NEW YORK (AP) — Officials trying to contain a measles outbreak in a county north of New York City on Tuesday ordered all unvaccinated people exposed to the disease barred from public gathering places, including houses of worship, for up to three weeks.
The order, issued by Rockland County, comes one day after New York City closed a preschool over non-compliance with measles vaccine requirements.
Both the county and city are struggling to contain a swelling number of measles cases centered in ultra-Orthodox Jewish neighborhoods while battling lawsuits over their efforts to require vaccinations.
Rockland County issued its order three days ahead of the start of Passover, when many families travel to be together and gather in synagogues.
“Need we wait for someone to die?” Rockland County Executive Ed Day said in announcing the measure.
New York City’s Board of Health will vote Wednesday on whether to extend an emergency declaration last week ordering mandatory vaccinations in four Brooklyn ZIP codes.

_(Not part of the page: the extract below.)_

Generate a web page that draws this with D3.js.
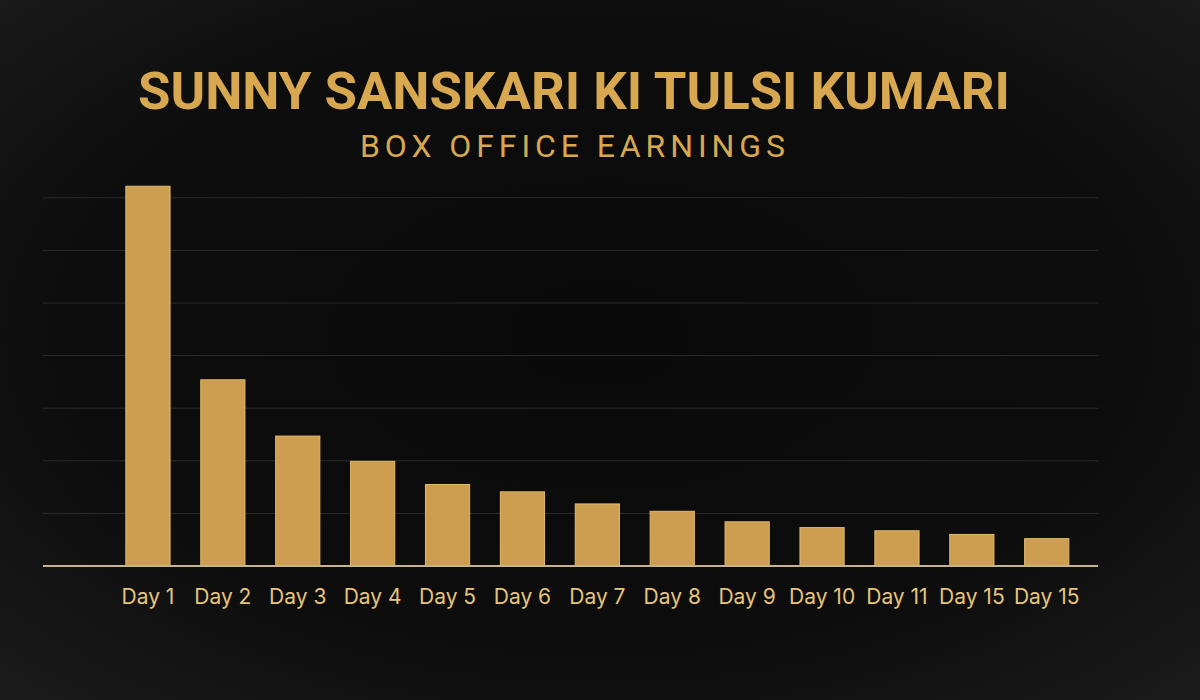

Health officials have confirmed 329 cases of measles in the city and 184 cases in Rockland since the outbreak of the highly contagious disease began in October.
After announcing the vaccination order on April 9, the city took the step Monday of closing the preschool portion of a private Jewish school because the school had failed to turn over vaccination and attendance records.
“This is about protecting kids and it’s also about protecting some adults, including pregnant women, folks who are going through medical treatment like chemotherapy, some senior with compromised health conditions,” Mayor Bill de Blasio said in a TV interview . “Measles is very, very serious.”
Also on Monday, a group of parents filed a lawsuit against the vaccination order, arguing it was “arbitrary, capricious, contrary to law and in violation of petitioners’ rights under the United States Constitution and New York State law.”
A judge in Brooklyn state Supreme Court declined to issue an injunction barring the city from enforcing the order, and the parties will appear in court Thursday.
The plaintiffs in the lawsuit are identified by their initials. Their attorney, Robert Krakow, claimed the measles-mumps-rubella vaccine “can cause many vaccine injuries, including encephalitis and death.”
Medical experts have debunked those claims and proven that the vaccine is safe, but opposition to vaccines persists.
“In 2017, measles killed 110,000 people worldwide, mostly children under the age of 5,” Day said in announcing the new anti-measles rules in Rockland.
Under the county’s Communicable Disease and Exposure Exclusion Order, anyone either diagnosed with measles or exposed to a person who has been diagnosed with measles must stay away from indoor and outdoor places of assembly for up to 21 days. Violators could be fined $2,000 per day.
While no one in the county has died of measles, the disease has caused several hospitalizations and a premature birth.
Rockland County announced the new tactics to fight measles after an earlier order banning all unvaccinated children from indoor public places was halted by a judge. The county is appealing that ruling.
The measles cases in Rockland and in Brooklyn have been traced to unvaccinated members of the ultra-Orthodox Jewish community who traveled to Israel, where a measles outbreak is occurring.
Orthodox Jewish leaders say a small faction of vaccine opponents in the community has allowed the disease to spread.
A Yiddish-language newspaper that serves the ultra-Orthodox community in Brooklyn’s Williamsburg section took the rare step last week of publishing an editorial in English excoriating those who refuse to vaccinate.
“When it’s time to decide if to have a serious surgery, you don’t turn to a hotlines, but you go to a conventional doctor,” the editorial in Der Yid read. “When you need a referral to a good doctor for a serious health problem you don’t stand at the bus stop to and take a poll of friends for the right address, but you call those devoted rabbis who understand medical matters or the recognized medical referral agencies who are familiar with the best doctors. All of them say that one must vaccinate.”